Daten und vor allem deren Speicherung spielen sicherlich eine zentrale Rolle für den Anschluss vieler Unternehmen an den Markt. Accenture geht davon aus, dass in den nächsten Jahren rund 80 Prozent dieser Fülle an Information über die Cloud gespeichert werden wird. Dabei stehen natürlich Datensicherheit und Datenschutz weiterhin im Fokus. Wir gehen davon aus, dass die im Metaverse eingesetzten Technologien künftig eine gezielte Freigabe von persönlichen Daten und das genau Tracking der Verwendung dieser – oder «meiner» – Daten ermöglichen.

Wie hat sich die Diskussion in der Zwischenzeit verändert?
Für die effiziente Nutzung und die Umwandlung von Signalen und Daten zu brauchbarem Wissen bietet die Cloud grosses Potenzial, um nahtlose Wertschöpfungsketten zu gewährleisten und Content «shareable» zu machen. Die Wichtigkeit einer teilbaren, nicht lokalen Datenbank, gab es zwar zuvor bereits. Nun steht allerdings die Herausforderung an, ganze «Welten» in einer Cloud zu speichern und miteinander zu verknüpfen.

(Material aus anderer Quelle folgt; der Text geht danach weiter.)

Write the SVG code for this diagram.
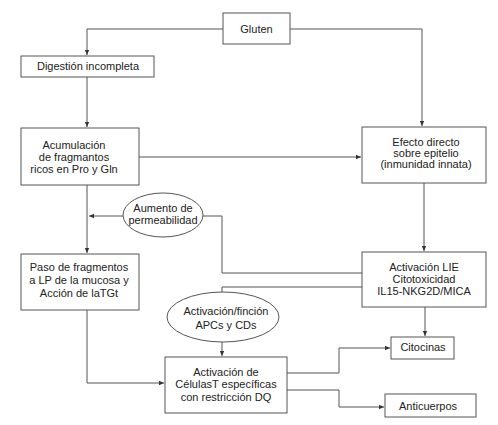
<svg xmlns="http://www.w3.org/2000/svg" width="498" height="425" viewBox="0 0 498 425">
<defs>
<marker id="ar" markerWidth="6" markerHeight="6" refX="5" refY="3" orient="auto" markerUnits="userSpaceOnUse">
<path d="M0,0.8 L5,3 L0,5.2 Z" fill="#333"/>
</marker>
<style>
.box{fill:#fff;stroke:#555;stroke-width:1}
.el{fill:#fff;stroke:#555;stroke-width:1}
.ln{fill:none;stroke:#555;stroke-width:1}
text{font-family:"Liberation Sans",Arial,sans-serif;font-size:11px;fill:#222;text-anchor:middle}
</style>
</defs>
<rect width="498" height="425" fill="#fff"/>
<g id="connectors">
<path class="ln" d="M223,29 H87 V55" marker-end="url(#ar)"/>
<path class="ln" d="M290,29 H422 V126" marker-end="url(#ar)"/>
<path class="ln" d="M87,77 V127" marker-end="url(#ar)"/>
<path class="ln" d="M139,157 H361" marker-end="url(#ar)"/>
<path class="ln" d="M87,185 V253" marker-end="url(#ar)"/>
<path class="ln" d="M424,183 V251" marker-end="url(#ar)"/>
<path class="ln" d="M362,273 H222 V216 H203"/>
<path class="ln" d="M123,216 H89" marker-end="url(#ar)"/>
<path class="ln" d="M362,287 H222 V292"/>
<path class="ln" d="M222,342 V356" marker-end="url(#ar)"/>
<path class="ln" d="M87,310 V383 H164" marker-end="url(#ar)"/>
<path class="ln" d="M425,307 V336" marker-end="url(#ar)"/>
<path class="ln" d="M287,373 H339 V348 H390" marker-end="url(#ar)"/>
<path class="ln" d="M287,390 H339 V407 H384" marker-end="url(#ar)"/>
</g>
<g id="gluten"><rect class="box" x="223" y="13" width="67" height="31"/><text x="256.5" y="33">Gluten</text></g>
<g id="digestion"><rect class="box" x="21" y="56" width="133" height="21"/><text x="88" y="70">Digestión incompleta</text></g>
<g id="acumulacion"><rect class="box" x="21" y="128" width="118" height="57"/>
<text x="74" y="149">Acumulación</text><text x="74" y="161">de fragmantos</text><text x="74" y="173">ricos en Pro y Gln</text></g>
<g id="efecto"><rect class="box" x="362" y="127" width="124" height="56"/>
<text x="426" y="146">Efecto directo</text><text x="426" y="157">sobre epitelio</text><text x="426" y="168">(inmunidad innata)</text></g>
<g id="aumento"><ellipse class="el" cx="163" cy="215" rx="40" ry="22"/>
<text x="163" y="212">Aumento de</text><text x="163" y="224">permeabilidad</text></g>
<g id="paso"><rect class="box" x="21" y="254" width="118" height="56"/>
<text x="79" y="271">Paso de fragmentos</text><text x="79" y="284">a LP de la mucosa y</text><text x="79" y="297">Acción de laTGt</text></g>
<g id="lie"><rect class="box" x="362" y="252" width="124" height="55"/>
<text x="424" y="271">Activación LIE</text><text x="424" y="283">Citotoxicidad</text><text x="424" y="295">IL15-NKG2D/MICA</text></g>
<g id="apcs"><ellipse class="el" cx="223" cy="317" rx="56" ry="25"/>
<text x="226" y="315">Activación/finción</text><text x="226" y="329">APCs y CDs</text></g>
<g id="celulas"><rect class="box" x="165" y="357" width="122" height="56"/>
<text x="226" y="376">Activación de</text><text x="226" y="388">CélulasT específicas</text><text x="226" y="401">con restricción DQ</text></g>
<g id="citocinas"><rect class="box" x="391" y="337" width="63" height="22"/><text x="423" y="351">Citocinas</text></g>
<g id="anticuerpos"><rect class="box" x="385" y="394" width="91" height="23"/><text x="428" y="410">Anticuerpos</text></g>
</svg>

Was ist Ihr Fazit aus diesem Bericht?
Jahrzehntelang waren Computer, die die «grossen Herausforderungen» der Welt effizient lösen können, nicht mehr als theoretische Konzepte. Unternehmen können es sich aber nicht mehr leisten, nur abstrakt darüber nachzudenken. Diese Computer entwickeln sich rasant weiter und ihre Auswirkungen auf die grundlegendsten Probleme der Industrie können entweder deren Ende bedeuten oder die grösste Chance seit Generationen sein. Unternehmen, die heute damit beginnen, ihre Branche umzugestalten und eine Zukunft mit diesen Maschinen vorwegzunehmen, werden die besten Chancen auf Letzteres haben.